II. We can see that the knowledge of God and Christ Leads to life eternal. This knowledge is not only the thing itself, but it is also The Way to it.

This is the way in which Christ gives eternal life, by giving us a knowledge of God. And this is the way in which we receive it, by sitting as a pupil at Jesus' feet and learning of God. Whoever would have eternal life, let him go to school to the Son of God; let him seek night interviews with Him as Nicodemus did; let him wait upon Jesus, and serve Him, and drink in His spirit, as did the beloved disciple. Let him learn the infinite depths of compassion and charity and mercy for suffering, sinful fellow-mortals which characterized the Savior. Let him learn of the Redeemer the nobility of self-sacrifice, the joy of dying to self that others may live. Let him learn from the Holy One what it is to be one with God in complete submission to His will, unattracted and unstained by the evils of a sinful world.

The gaining of such knowledge is the gaining of eternal life, with all the unutterable blessedness which it involves. The adjusting of the heart and life to such knowledge is entering into the kingdom of Heaven, is finding the pearl of greatest price, the richest and best possible gift of God. "Whosoever findeth it findeth life."

Seek it, ye sin-laden, troubled ones, who long for the peace that passeth understanding, and the rest which the world cannot give: seek with teachable heart the great Master. Knock at the portals of this Divine knowledge and ye shall enter in and find rest to your souls.

I close with two remarks:

1. Heaven, for which the sorrowing world hath ever been longing, which imagination hath wrought upon, and fancy hath lovingly pictured, is a condition, a state of heart no less than a place. We dream of a realm far away, with walls and towers and gates of pearl and streets of gold, and mansions and harps and crowns and a throne; and our heaven is an earthly picture of Oriental, barbaric splendor. How much of this may enter into the reality we cannot know. But would it not be more real and more helpful to think of the abode of the blessed as being anywhere with God, and Heaven's reward as knowing God as He is, and being with Him and like Him?

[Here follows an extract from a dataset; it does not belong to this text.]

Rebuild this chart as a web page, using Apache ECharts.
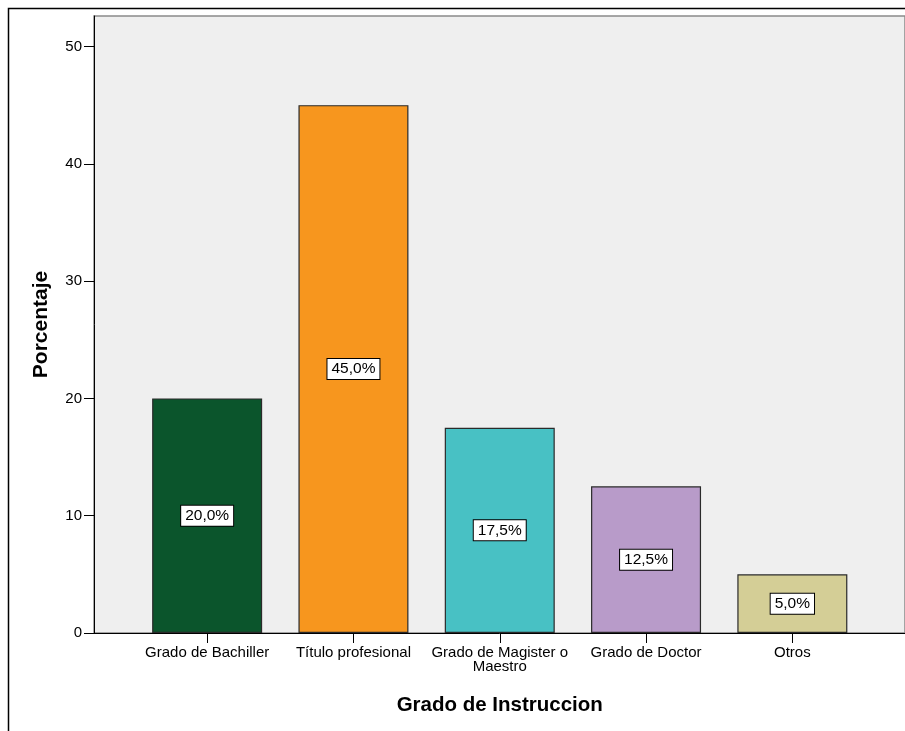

Oh, to live through endless ages of ever-increasing knowledge and enjoyment of God! to unroll and fathom the mysteries of His love which we have long desired to look into! to stand with angels and glorified saints and look upon the new displays of Divine goodness and the fresh revelations which God shall make of Himself -- ah! that will be blessedness, that will be life, that will be HEAVEN forever and ever!

2. We learn that Heaven begins here; that eternal life has the first flush of its morning dawn here in this present mortal life. This it is -- to know God and Jesus Christ His Son -- a knowledge that begins now, or is never gained. As the years roll on it will be ever deeper and wider and fuller. Budding now, it will have its perfect flower and fruitage in the eternal world. But it must begin here. Oh, let it begin here and now. Let this be the springtime of the eternal summer, the seed-time of learning God and Christ, which shall prelude the eternal harvest of knowing God as He is, and the blessedness of being forever like Him.